Why Director Loan Interest Is a Tax Issue
When a company lends money to a director at a rate below the official rate (or interest-free), the difference is typically treated as a benefit-in-kind for tax purposes. The director may owe income tax on the imputed interest benefit, and the company may need to report it. In Nigeria, the FIRS scrutinizes related-party transactions, including director loans, as part of transfer pricing and anti-avoidance measures.
Conversely, when a director lends money to the company, the interest paid by the company to the director is taxable income for the director and may be subject to withholding tax. The company can typically deduct the interest as a business expense, but only if the rate is commercially reasonable - charging an excessively high rate to extract profits from the company in the form of interest can attract transfer pricing adjustments.
The Director Loan Interest Calculator helps you navigate these rules by providing clear calculations that you can include in your tax compliance documentation.
Who Needs This Tool?
Company directors who have borrowed from or lent to their company need to understand the interest implications for both personal and corporate tax purposes. Company accountants responsible for recording director loans in the financial statements need accurate interest calculations to ensure proper disclosure. Auditors reviewing related-party transactions will check that director loan interest has been calculated correctly - having a clean calculation from the outset makes the audit smoother.

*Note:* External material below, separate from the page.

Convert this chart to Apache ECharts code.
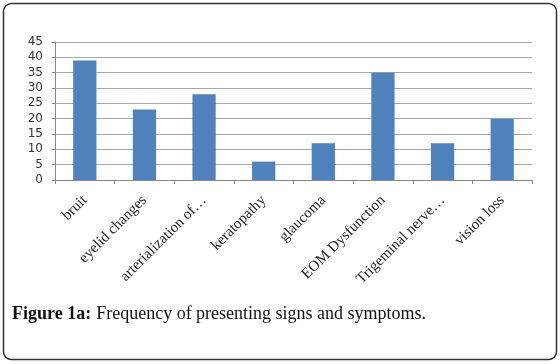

Tax advisors preparing director tax returns need to identify and quantify any benefit-in-kind arising from below-market-rate loans. Company secretaries ensuring compliance with disclosure requirements for director transactions will find the calculator useful for verifying the figures that go into statutory filings and board minutes.
Practical Scenarios
A managing director borrows N5,000,000 from the company to purchase a personal vehicle. The company charges 5% annual interest, but the official rate for benefit-in-kind purposes is 12%. The director loan interest calculator shows the interest at both rates, making it immediately clear that the director has a taxable benefit equal to the difference. This information feeds directly into the director's tax return and the company's benefit-in-kind reporting.
In another scenario, a director lends N20,000,000 to the company at 15% interest during a cash flow crunch. The calculator computes the total interest payable by the company, which needs to be accounted for as a finance cost, and flags the withholding tax obligation on each interest payment.
Keep Records Clean
Always document director loans with a proper loan agreement, even if it's a simple one. Record the amount, interest rate, repayment schedule, and purpose. Run the director loan interest calculator at each reporting period to keep the interest calculations current. Well-documented director loans with properly calculated interest keep you on the right side of both tax authorities and corporate governance requirements.